The whole lot of the 14 of them kind of heaved around Saturday afternoon in a fine blob, rising and falling within the group, after which Morikawa looked to Sunday and said: “It’ll feel similar. You know, being only a year out of college, this is what we’re used to.”
Now that was funny, and it was a reminder that the winner will navigate both that unforgiving leader board and this unfamiliar air. How each player handles it might say something about each player, and so players assessed it Saturday with the variations of their personalities.
“I’m kind of a quiet guy, I guess, so I don’t have, like, a huge effect on the crowd, I’d say, so not having fans isn’t the craziest thing to me,” Schauffele said before grinning. Woodland found more normalcy, saying, “Adrenaline was definitely a little bit more today than the first two days,” and said, “Yeah, I mean, you’ll make your own noise.”
McIlroy kind of went the other way, saying, “The last couple days it was fine, but today it’s feeling strange.” Spieth went that direction as well, saying, “Today definitely felt a lot different for it being a Saturday afternoon in the last group, when you [typically] kind of think about the situation you’re in, [but] you just don’t feel like you’re actually out there doing that. I just felt like I was playing a normal round with Harold.” He added, “As the week has gone on, it’s felt weirder in my opinion.”

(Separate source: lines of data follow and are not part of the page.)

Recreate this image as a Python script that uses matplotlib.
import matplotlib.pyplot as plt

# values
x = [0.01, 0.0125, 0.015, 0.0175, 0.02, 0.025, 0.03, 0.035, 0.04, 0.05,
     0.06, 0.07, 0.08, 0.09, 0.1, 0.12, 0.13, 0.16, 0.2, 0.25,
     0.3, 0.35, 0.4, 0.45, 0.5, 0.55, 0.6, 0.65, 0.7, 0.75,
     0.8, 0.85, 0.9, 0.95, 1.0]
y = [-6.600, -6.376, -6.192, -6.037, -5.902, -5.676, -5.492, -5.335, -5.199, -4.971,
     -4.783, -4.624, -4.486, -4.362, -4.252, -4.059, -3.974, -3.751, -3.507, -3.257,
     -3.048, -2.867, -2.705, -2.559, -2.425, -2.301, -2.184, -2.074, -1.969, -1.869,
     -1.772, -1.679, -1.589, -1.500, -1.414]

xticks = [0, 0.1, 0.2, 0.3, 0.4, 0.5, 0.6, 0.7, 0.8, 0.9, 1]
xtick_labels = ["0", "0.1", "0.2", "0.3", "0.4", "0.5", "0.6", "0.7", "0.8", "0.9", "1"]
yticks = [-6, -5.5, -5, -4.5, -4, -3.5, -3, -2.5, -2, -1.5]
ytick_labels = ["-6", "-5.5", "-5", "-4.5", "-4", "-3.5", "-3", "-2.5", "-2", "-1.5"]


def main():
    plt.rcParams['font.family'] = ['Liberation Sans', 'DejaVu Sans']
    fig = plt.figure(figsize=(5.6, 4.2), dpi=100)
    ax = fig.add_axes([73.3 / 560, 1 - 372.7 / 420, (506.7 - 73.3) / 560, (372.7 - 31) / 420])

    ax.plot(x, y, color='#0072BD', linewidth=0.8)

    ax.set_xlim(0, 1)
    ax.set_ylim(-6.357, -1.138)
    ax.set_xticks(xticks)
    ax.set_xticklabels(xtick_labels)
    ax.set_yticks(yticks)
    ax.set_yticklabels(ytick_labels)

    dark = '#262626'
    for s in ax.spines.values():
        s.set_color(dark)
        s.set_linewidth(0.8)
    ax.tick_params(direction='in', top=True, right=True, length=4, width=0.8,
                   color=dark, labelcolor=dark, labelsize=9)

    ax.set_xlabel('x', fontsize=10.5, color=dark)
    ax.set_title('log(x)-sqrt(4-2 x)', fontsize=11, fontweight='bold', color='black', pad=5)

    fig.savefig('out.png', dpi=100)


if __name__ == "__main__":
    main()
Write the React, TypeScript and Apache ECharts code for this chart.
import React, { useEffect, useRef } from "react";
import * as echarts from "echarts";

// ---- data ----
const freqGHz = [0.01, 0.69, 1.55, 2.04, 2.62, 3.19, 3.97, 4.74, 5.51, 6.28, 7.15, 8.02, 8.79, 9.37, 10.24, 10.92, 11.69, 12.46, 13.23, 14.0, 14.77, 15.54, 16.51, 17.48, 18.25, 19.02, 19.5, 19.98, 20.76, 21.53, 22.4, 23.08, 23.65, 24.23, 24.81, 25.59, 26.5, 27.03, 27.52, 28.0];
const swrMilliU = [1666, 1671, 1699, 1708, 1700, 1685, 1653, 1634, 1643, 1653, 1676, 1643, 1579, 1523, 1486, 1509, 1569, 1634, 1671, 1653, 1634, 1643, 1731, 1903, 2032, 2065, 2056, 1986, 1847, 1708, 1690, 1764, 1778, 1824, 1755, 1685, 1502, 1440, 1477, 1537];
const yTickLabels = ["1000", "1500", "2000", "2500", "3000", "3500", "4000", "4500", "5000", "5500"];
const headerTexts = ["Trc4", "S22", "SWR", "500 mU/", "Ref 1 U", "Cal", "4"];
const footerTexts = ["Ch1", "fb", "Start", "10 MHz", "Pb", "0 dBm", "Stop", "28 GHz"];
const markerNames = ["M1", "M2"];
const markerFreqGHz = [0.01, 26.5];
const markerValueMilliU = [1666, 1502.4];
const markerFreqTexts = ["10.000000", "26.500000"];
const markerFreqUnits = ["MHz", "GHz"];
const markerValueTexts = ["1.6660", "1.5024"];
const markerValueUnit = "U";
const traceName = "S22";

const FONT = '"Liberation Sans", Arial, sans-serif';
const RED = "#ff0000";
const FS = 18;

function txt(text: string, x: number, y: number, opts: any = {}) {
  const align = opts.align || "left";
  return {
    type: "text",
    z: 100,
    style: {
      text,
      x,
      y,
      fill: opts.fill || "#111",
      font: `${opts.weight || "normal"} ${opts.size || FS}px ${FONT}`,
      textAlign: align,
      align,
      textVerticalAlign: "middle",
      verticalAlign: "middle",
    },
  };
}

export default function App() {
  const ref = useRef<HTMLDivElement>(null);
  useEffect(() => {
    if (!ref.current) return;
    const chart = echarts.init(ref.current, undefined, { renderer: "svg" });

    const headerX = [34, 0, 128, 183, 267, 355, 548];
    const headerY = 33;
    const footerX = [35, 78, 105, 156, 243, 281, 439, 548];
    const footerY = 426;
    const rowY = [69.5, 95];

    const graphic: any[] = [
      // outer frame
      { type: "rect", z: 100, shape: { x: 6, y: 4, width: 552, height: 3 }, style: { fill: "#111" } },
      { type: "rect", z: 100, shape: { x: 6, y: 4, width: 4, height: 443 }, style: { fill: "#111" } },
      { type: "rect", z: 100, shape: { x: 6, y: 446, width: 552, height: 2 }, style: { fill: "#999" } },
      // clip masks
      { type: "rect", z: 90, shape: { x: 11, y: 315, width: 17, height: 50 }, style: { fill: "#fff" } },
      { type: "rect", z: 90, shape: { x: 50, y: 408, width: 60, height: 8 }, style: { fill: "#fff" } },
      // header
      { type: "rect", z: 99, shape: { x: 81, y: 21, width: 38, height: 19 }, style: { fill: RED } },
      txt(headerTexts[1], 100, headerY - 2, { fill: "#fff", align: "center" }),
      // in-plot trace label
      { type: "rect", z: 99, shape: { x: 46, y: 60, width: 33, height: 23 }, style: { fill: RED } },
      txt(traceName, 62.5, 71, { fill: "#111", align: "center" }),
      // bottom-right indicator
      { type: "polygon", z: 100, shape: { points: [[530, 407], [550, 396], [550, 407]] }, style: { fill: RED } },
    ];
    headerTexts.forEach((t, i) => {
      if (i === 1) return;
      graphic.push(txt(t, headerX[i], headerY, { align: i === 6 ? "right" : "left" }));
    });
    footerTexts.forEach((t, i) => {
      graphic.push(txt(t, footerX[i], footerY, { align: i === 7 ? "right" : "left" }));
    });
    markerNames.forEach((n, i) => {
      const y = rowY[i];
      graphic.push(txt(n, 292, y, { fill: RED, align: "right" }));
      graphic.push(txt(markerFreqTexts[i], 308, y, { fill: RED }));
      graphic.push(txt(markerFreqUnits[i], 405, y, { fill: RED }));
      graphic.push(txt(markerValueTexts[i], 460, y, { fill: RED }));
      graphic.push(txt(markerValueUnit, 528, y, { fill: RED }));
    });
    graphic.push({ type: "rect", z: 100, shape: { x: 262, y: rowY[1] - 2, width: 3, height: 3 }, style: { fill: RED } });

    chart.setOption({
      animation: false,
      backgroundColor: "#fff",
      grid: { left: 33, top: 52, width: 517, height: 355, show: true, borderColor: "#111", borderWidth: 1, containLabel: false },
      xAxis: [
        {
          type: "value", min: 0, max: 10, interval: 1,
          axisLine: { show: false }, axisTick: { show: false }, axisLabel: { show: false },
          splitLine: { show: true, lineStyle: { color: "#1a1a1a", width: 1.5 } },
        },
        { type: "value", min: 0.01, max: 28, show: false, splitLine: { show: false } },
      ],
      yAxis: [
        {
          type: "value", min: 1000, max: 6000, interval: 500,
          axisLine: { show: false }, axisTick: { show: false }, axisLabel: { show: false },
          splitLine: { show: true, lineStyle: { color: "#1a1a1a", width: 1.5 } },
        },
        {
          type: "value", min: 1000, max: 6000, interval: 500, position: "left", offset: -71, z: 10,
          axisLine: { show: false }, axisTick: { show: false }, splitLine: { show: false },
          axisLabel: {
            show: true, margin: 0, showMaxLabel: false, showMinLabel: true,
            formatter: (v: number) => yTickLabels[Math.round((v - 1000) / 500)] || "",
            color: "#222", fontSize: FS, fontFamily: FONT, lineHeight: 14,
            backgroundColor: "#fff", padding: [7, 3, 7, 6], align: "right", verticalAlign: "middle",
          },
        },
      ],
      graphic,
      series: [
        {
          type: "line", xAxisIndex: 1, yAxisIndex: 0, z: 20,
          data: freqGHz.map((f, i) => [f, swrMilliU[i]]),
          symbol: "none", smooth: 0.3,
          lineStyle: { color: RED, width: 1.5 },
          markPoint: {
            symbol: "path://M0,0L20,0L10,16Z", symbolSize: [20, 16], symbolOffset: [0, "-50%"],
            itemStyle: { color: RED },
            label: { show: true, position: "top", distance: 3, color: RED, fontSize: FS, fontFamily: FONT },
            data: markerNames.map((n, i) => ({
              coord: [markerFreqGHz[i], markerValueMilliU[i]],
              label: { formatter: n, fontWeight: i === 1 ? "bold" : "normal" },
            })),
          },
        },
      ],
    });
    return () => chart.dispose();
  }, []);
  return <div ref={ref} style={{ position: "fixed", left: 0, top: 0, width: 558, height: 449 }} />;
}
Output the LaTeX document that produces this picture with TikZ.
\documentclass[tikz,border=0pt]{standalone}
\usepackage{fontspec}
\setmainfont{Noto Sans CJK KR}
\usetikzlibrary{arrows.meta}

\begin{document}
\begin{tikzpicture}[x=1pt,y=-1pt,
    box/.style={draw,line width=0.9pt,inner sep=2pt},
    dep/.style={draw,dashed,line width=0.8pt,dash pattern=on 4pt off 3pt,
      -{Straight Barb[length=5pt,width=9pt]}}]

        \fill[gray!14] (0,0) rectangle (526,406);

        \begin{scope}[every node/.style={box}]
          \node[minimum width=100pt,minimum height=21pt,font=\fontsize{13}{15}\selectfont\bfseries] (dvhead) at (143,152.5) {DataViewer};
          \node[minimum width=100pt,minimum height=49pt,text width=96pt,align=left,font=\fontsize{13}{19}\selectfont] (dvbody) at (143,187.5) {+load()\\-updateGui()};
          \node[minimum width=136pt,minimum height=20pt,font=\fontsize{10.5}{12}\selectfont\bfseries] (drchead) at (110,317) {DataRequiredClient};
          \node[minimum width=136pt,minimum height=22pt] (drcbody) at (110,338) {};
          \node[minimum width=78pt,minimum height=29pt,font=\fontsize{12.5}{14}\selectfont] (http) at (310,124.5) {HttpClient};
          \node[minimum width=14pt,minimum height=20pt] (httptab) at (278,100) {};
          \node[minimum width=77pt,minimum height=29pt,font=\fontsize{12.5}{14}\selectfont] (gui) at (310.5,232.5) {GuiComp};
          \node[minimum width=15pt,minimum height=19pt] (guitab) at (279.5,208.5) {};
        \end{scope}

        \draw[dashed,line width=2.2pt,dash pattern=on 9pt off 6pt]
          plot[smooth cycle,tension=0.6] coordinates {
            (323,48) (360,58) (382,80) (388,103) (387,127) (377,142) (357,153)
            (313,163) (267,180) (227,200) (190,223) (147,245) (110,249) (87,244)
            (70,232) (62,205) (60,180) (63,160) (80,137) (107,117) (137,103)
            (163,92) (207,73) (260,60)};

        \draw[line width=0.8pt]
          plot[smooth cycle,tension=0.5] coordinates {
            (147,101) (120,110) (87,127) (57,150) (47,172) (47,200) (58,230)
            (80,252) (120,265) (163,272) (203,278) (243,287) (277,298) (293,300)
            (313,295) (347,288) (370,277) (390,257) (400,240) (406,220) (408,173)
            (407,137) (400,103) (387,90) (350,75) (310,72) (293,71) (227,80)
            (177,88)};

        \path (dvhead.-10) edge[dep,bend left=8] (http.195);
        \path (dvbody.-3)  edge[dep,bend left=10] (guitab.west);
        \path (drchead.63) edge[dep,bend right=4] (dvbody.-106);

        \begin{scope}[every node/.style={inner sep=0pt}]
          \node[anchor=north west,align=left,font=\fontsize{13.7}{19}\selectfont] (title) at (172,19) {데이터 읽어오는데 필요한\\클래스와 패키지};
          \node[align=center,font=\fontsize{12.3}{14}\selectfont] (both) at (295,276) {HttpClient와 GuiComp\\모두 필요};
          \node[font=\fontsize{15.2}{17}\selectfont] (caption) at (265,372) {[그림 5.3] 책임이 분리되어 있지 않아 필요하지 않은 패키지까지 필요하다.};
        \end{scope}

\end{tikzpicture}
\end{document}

“I’m into it,” the 2017 PGA champion said, “and it’s a little bit more competitive honestly than I thought it would be. I thought it was going to be very odd.” He added: “I’d say it’s more peaceful because that has maybe a connotation people might not like to hear, but it is — it’s very peaceful out there. It’s just very quiet.”
“Listen, no, this is new to us all,” said Rose, the 2013 U.S. Open champion. “It’s going to feel different for everybody, but it’s going to feel as rewarding to win. You’re going to have to beat a great field, and it’s going to be a good leader board to contest against, and whoever wins tomorrow is going to have to go out and play some good golf.”
And then, this being golf, the first third round since the world shut down produced its share of that dialect found only in golf.
Reed, for example, languished near the cut line early Friday. Then he shot 10 under over the 27 holes between the turn Friday and the finish Saturday. “Something kind of clicked yesterday in the swing,” he said of the latest contribution to golf’s everlasting mystery, “that kind of allowed me to hit it a little closer and make some putts, and I just kind of ran with it today.”
Spieth surveyed his own 32 going out and 36 coming in and said, “I felt like I actually hit it better on the back than the front but just didn’t make anything.”
Of course. Golf was back with all of its craven needs for self-encouragement, and so Spieth said, “Today was a day where I look at the last couple of years and potentially say that would have been a 2 or 3 over and taken me all the way out of the tournament, and I like the progression I’ve been able to make.”
It’s a progression through the presence of competition — what manna — and it could take Spieth to a win that, in this metroplex from which he hails, would prove popular even if almost no one could cheer it.